En 2000, au Creation Audio Studio, où Michel Portal gravait son album “Minneapolis” sous la direction de Jean Rochard, votre humble serviteur avait posé la question à Michael B. : « Ça vous a fait quoi de jouer en duo avec le Funky Drummer, Clyde Stubblefield ? » Pour toute réponse, avant d’obtenir tout de même quelques renseignements complémentaires, Mighty Michael lâcha d’emblée un rire sonore qui fit tressauter Michel Portal, qui passait tout près de la petite salle de repos : « Playin’ with Clyde ???!!! Ah ah aaaaah… Man, it was, it was SOMETHING ! »
Oui, Clyde Stubblefield, c’était quelque chose, c’était quelqu’un, un homme de l’ombre, un orfèvre du rythme qui, s’il avait pu déposer les quelques mesures évoquées plus haut, serait devenu multi-millionnaire.

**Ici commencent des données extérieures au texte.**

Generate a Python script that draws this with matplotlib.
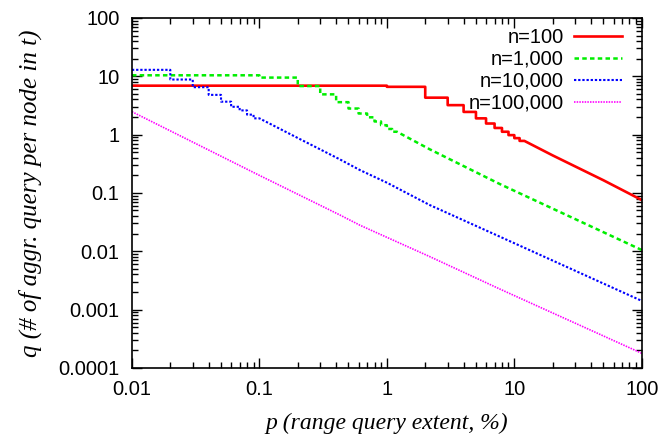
import numpy as np
import matplotlib
matplotlib.use("Agg")
import matplotlib.pyplot as plt
from matplotlib.ticker import LogLocator, FixedLocator, FixedFormatter, NullFormatter

# n=100: step edges (p, %) and the q value held on each interval, then the smooth tail
red_edges = [0.01, 1, 2, 3, 4, 5, 6, 7, 8, 9, 10, 11, 12]
red_vals = [6.9, 6.6, 4.3, 3.2, 2.45, 1.9, 1.55, 1.3, 1.12, 0.98, 0.87, 0.78]
red_tail_p = [20, 30, 50, 100]
red_tail_q = [0.44, 0.285, 0.165, 0.0755]

# n=1,000
green_edges = [0.01, 0.1, 0.2, 0.3, 0.4, 0.5, 0.6, 0.7, 0.8, 0.9, 1.0, 1.1, 1.2]
green_vals = [10.4, 9.5, 6.8, 4.9, 3.6, 2.8, 2.3, 1.98, 1.68, 1.45, 1.25, 1.12]
green_tail_p = [2.17, 7.7, 100]
green_tail_q = [0.56, 0.142, 0.0105]

# n=10,000
blue_edges = [0.01, 0.02, 0.03, 0.04, 0.05, 0.06, 0.07, 0.08, 0.09, 0.1]
blue_vals = [12.9, 8.8, 6.5, 4.8, 3.67, 3.0, 2.6, 2.2, 1.9]
blue_tail_p = [0.2, 0.427, 0.614, 1, 2.17, 7.7, 100]
blue_tail_q = [0.875, 0.377, 0.247, 0.15, 0.062, 0.0178, 0.00141]

# n=100,000
mag_p = [0.01, 0.1, 0.427, 0.614, 2.17, 7.7, 100]
mag_q = [2.47, 0.2, 0.042, 0.028, 0.0081, 0.00225, 0.000178]

labels = ["n=100", "n=1,000", "n=10,000", "n=100,000"]
xticks = [0.01, 0.1, 1, 10, 100]
xtick_labels = ["0.01", "0.1", "1", "10", "100"]
yticks = [0.0001, 0.001, 0.01, 0.1, 1, 10, 100]
ytick_labels = ["0.0001", "0.001", "0.01", "0.1", "1", "10", "100"]


def stair(edges, vals, tail_p=(), tail_q=()):
    # corner points of a step curve, followed by the tail points
    x = np.repeat(edges, 2)[1:-1]
    y = np.repeat(vals, 2)
    return np.concatenate([x, tail_p]), np.concatenate([y, tail_q])


fig = plt.figure(figsize=(6.63, 4.38), dpi=100)
ax = fig.add_axes([0.199, 0.16, 0.769, 0.799])

x, y = stair(red_edges, red_vals, red_tail_p, red_tail_q)
ax.plot(x, y, color="#ff0000", lw=1.9, label=labels[0])
x, y = stair(green_edges, green_vals, green_tail_p, green_tail_q)
ax.plot(x, y, color="#00ee00", lw=1.8, dashes=(1.8, 1.3), label=labels[1])
x, y = stair(blue_edges, blue_vals, blue_tail_p, blue_tail_q)
ax.plot(x, y, color="#0000ff", lw=1.5, dashes=(1.1, 0.9), label=labels[2])
ax.plot(mag_p, mag_q, color="#ff00ff", lw=1.2, dashes=(0.9, 0.7), label=labels[3])

ax.set_xscale("log")
ax.set_yscale("log")
ax.set_xlim(0.01, 100)
ax.set_ylim(0.0001, 100)

ax.xaxis.set_major_locator(FixedLocator(xticks))
ax.xaxis.set_major_formatter(FixedFormatter(xtick_labels))
ax.yaxis.set_major_locator(FixedLocator(yticks))
ax.yaxis.set_major_formatter(FixedFormatter(ytick_labels))
ax.xaxis.set_minor_locator(LogLocator(base=10, subs=np.arange(2, 10), numticks=20))
ax.yaxis.set_minor_locator(LogLocator(base=10, subs=np.arange(2, 10), numticks=20))
ax.xaxis.set_minor_formatter(NullFormatter())
ax.yaxis.set_minor_formatter(NullFormatter())

ax.tick_params(which="both", direction="in", top=True, right=True, width=1)
ax.tick_params(which="major", length=7, labelsize=14.5, pad=9)
ax.tick_params(which="minor", length=4)
for lab in ax.get_xticklabels() + ax.get_yticklabels():
    lab.set_fontfamily("Liberation Sans")
for s in ax.spines.values():
    s.set_linewidth(1.2)

ax.set_xlabel("p (range query extent, %)", fontfamily="Liberation Serif",
              style="italic", fontsize=17, labelpad=10)
ax.set_ylabel("q (# of aggr. query per node in t)", fontfamily="Liberation Serif",
              style="italic", fontsize=18, labelpad=12)

ax.legend(loc="upper right", frameon=False, markerfirst=False,
          prop={"family": "Liberation Sans", "size": 14.5},
          handlelength=2.4, handletextpad=0.5, labelspacing=0.15,
          borderaxespad=0.0, bbox_to_anchor=(0.977, 0.995))

fig.savefig("out.png", dpi=100)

En 1986, dans l’une des compilations majeures de James Brown, “In The Jungle Groove” (Polydor), le DJ Danny Krivit avait mis en boucle le break de Funky Drummer. Plus encore que la version originale de neuf minutes et des poussières, ce sont ces deux minutes et cinquante-six secondes de groove hypnotique (re)nommées Funky Drummer (Bonus Beat Reprise) que tous les sampleurs de la planète ont dévoré gaiement…
Reposez en paix Monsieur Stubblefield. Et aussi en ryhtme. One, two, three, four ! Give the drummer some !

PS : Le break de Give It Up Or Turnit A Loose (version du 22 juillet 1970) n’est pas moins monstrueux que celui de Funky Drummer… Et on en passe.